Congenital eye anomalies are an important cause of childhood blindness. Malformations of the cornea, iris, and iridocorneal angle result from anterior segment dysgenesis and include Axenfeld-Rieger Syndrome (ARS) and primary congenital glaucoma (PCG). In these diseases, visual impairment is often due to severe glaucoma that can be refractory to surgical treatment. These congenital anomalies are due to disruption of the neural crest, a transient population of stem cells that gives rise to the corneal stroma and endothelium, iris stroma, trabecular meshwork, and sclera. This work aims to understand the biology of neural crest migration, proliferation, survival, and differentiation in te formation of the eye. My goal is to gain insight into the pathogenesis of these diseases in order to develop novel therapeutic approaches that could prevent blindness in these children. The overarching hypothesis that guides this work is that disruptions in ocular neural crest migration, proliferation, survival, and differentiation lead to anterior segment malformations. I propose to study the biology of the ocular neural crest in a zebrafish model as a means to identify and experimentally test developmental pathways involved in the formation of the anterior segment. In addition, this project will investigate the molecular mechanisms by which genes associated with congenital eye anomalies (ie.
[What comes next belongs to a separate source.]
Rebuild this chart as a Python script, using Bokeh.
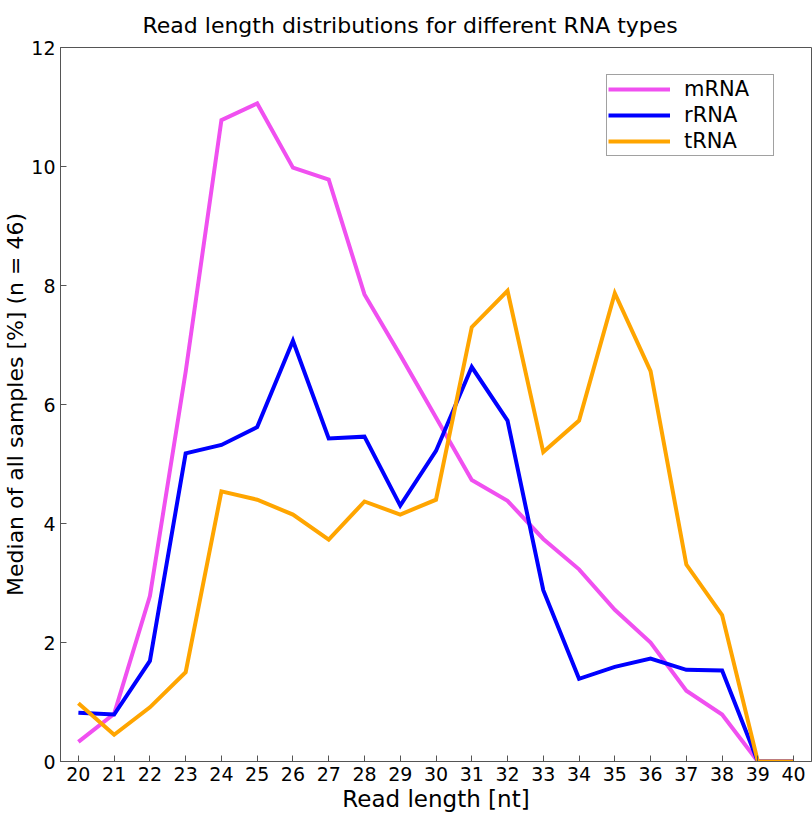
from bokeh.plotting import figure
from bokeh.models import Range1d, FixedTicker, Legend, LegendItem
from bokeh.embed import file_html
from bokeh.resources import INLINE

read_length = list(range(20, 41))
mrna = [0.33, 0.80, 2.78, 6.55, 10.78, 11.06, 9.98, 9.78, 7.85, 6.83, 5.78, 4.73,
        4.38, 3.74, 3.23, 2.55, 2.00, 1.19, 0.79, 0.0, 0.0]
rrna = [0.82, 0.79, 1.69, 5.18, 5.32, 5.62, 7.07, 5.43, 5.46, 4.30, 5.22, 6.63,
        5.73, 2.88, 1.39, 1.59, 1.73, 1.54, 1.53, 0.0, 0.0]
trna = [0.98, 0.45, 0.91, 1.50, 4.54, 4.40, 4.15, 3.73, 4.37, 4.15, 4.40, 7.30,
        7.91, 5.20, 5.73, 7.87, 6.56, 3.31, 2.46, 0.0, 0.0]
series_names = ["mRNA", "rRNA", "tRNA"]
series_colors = ["#f050f0", "#0000ff", "#ffa500"]
y_ticks = [0, 2, 4, 6, 8, 10, 12]

FONT = "DejaVu Sans"

p = figure(width=812, height=816, output_backend="svg", toolbar_location=None,
           x_range=Range1d(19.5, 40.5), y_range=Range1d(0, 12),
           title="Read length distributions for different RNA types",
           min_border_left=58, min_border_right=1, min_border_top=46, min_border_bottom=55)

p.title.text_font = FONT
p.title.text_font_size = "22px"
p.title.text_font_style = "normal"
p.title.align = "left"
p.title.offset = 82
p.title.standoff = 20
p.title.text_line_height = 0.5
p.title.text_color = "#000000"

p.xgrid.visible = False
p.ygrid.visible = False
p.outline_line_color = "#555555"
p.outline_line_width = 1
p.background_fill_color = "white"
p.border_fill_color = "white"

p.xaxis.ticker = FixedTicker(ticks=read_length)
p.yaxis.ticker = FixedTicker(ticks=y_ticks)
for ax in (p.xaxis, p.yaxis):
    ax.axis_line_color = "#555555"
    ax.major_tick_line_color = "#555555"
    ax.major_tick_in = 6
    ax.major_tick_out = 0
    ax.minor_tick_line_color = None
    ax.major_label_text_font = FONT
    ax.major_label_text_font_size = "19px"
    ax.major_label_text_color = "#000000"
    ax.axis_label_text_font = FONT
    ax.axis_label_text_font_size = "22px"
    ax.axis_label_text_font_style = "normal"
    ax.axis_label_text_color = "#000000"
    ax.axis_label_standoff = 0
p.xaxis.major_label_standoff = 5
p.yaxis.major_label_standoff = 5
p.xaxis.axis_label_text_font_size = "23px"
p.xaxis.axis_label_standoff = 2
p.xaxis.axis_label = "Read length [nt]"
p.yaxis.axis_label = "Median of all samples [%] (n = 46)"

items = []
for name, vals, col in zip(series_names, [mrna, rrna, trna], series_colors):
    r = p.line(read_length, vals, line_color=col, line_width=4, line_join="miter")
    items.append(LegendItem(label=name, renderers=[r]))

legend = Legend(items=items, location=(546, 605))
legend.padding = 1
legend.spacing = 0
legend.glyph_width = 62
legend.glyph_height = 26
legend.label_height = 26
legend.label_width = 88
legend.label_standoff = 14
legend.label_text_font = FONT
legend.label_text_font_size = "21px"
legend.label_text_color = "#000000"
legend.border_line_color = "#444444"
legend.border_line_width = 1
legend.background_fill_color = "white"
p.add_layout(legend, "center")

open("out.html", "w").write(file_html(p, INLINE))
PITX2 in ARS and CYP1B1 in PCG) regulate the ocular neural crest.
Three specific aims are proposed to test the central hypothesis: 1) Determine the role of the essential morphogen retinoic acid in ocular neural crest migration, proliferation, survival, and differentiation, 2) Determine the role of genes associated with congenital eye diseases (PITX2 and CYP1B1) in ocular neural crest migration, proliferation, survival, and differentiation, 3) Identify additional genes expressed in the neural crest that are required for anterior segment formation. As an academic pediatric ophthalmologist, I have clinical and research interests in ocular anomalies, specifically malformations of the anterior segment. As a faculty member at the University of Michigan, my clinical specialty will be treating children with congenital eye anomalies and my research program will study the signaling networks that regulate ocular morphogenesis. The Department of Ophthalmology and Visual Sciences has a world-class faculty and facilities. In particular, I will benefit from thoughtful, "hands-on" mentoring by experienced scientists and clinicians who are deeply committed to my success.
Congenital eye abnormalities such as Axenfeld-Rieger Syndrome and primary congenital glaucoma are important causes of blindness in children and young adults. Hence, these diseases represent important public health concerns due to the need for life-long vision services, loss of productivity, and reduced quality of life. This project uses zebrafish to study the biology of ocular neural crest-derived tissues in order to better understand the genetic basis for eye anomalies and help develop new treatment approaches.